Kemudian dia memutuskan untuk pergi ke pegunungan dan tiba di pertapaan, tempat ia bertemu dengan orang bijak (mahapandita 172) yang bersedia membantunya dalam keadaan menyiksa itu. Atas pertanyan orang besar itu, mengenai sebab musabab dia datang ke pertapaan itu, dia memohon diberi pengejaran mengenai ‘jalan keluar dari penderitaan, untuk kembali ke yang azali (atau hakikat, jati) dan meninggalkan jagat sublunar’ (179-183). Sang bijak menjelaskan padanya bahwa manusia pada dasarnya pendosa dan dia harus menghindari segala hal yang sebenarnya sudah dia sadari; untuk menemukan pembebasan dia harus mencurahkan diri dalam laku tapa (185-220).

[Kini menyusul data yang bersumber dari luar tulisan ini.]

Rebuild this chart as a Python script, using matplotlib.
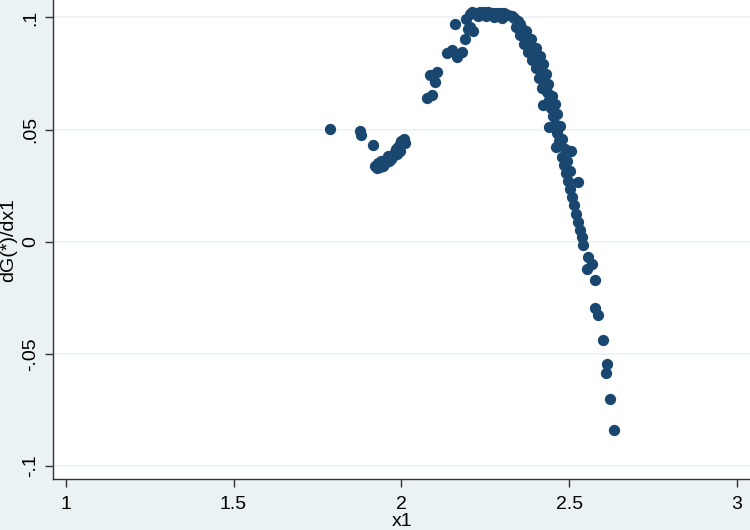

Setelah pengajaran selesai, tokoh utama tidak hanya merasa tertolong; dia menggambarkan keadaan batinnya dalam istilah-istilah yang ekstatis, ‘wejangan-wejangan itu masuk ke dalam ragaku, sejuk dan segar seperti air suci, menembus sanubariku dan menjalari pikiranku (ajnyana)’ (226-229). Ajaran sang guru ibarat ‘sebidang pekarangan yang tersapu bersih’ (243-244), metafor untuk kejelasan dan kemurnian, yang diulangi pada bagain lain dan dara ringan dan bahagia pada sang murid disimbolisasi dengan gemerlapnya bebungaan yang dia lihat sehingga pikirannya terpulihkan (245-247). Keindahan bebungaan melambangkan kebahagiaan dan keadaan pikiran langitan di sepanjang teks. Dalam monolog panjang lainnya (248-329) tokoh utama bertopang pada permenungan yang baru didapatkannya, yang diungkapkan dengan istilah-istilah sepetrti ‘inti pengetahuan, masalah mendasar tentang makna, permata kebenaran’ (281-284). Setelah menerima ‘buah’ pengajaran dari sang guru, tokoh utama siap untuk kembali ke kahyangan.
Akhirnya utusan bernama Dewa Laksana yang datang ke pertapaan itu dan mengundang Sri Ajnyana atas nama dewa-dewa untuk menghadiri pertemuan di kahyangan (347-352). Mereka pun berangkat, ’raga mereka bercahaya bagaikan kunang-kunang’ (359). Pertama-tama mereka melewati berbagai lapisan aras langitan, kemudian harus menyeberangi titian kencana yang mengarahkannya ke jalan menuju langit. Akhirnya mereka memanjat tangga kencana di istana (kadaton) Pancamirah (lima rubi, 404). Di situ para dewa sedang mengadakan pertemuan besar.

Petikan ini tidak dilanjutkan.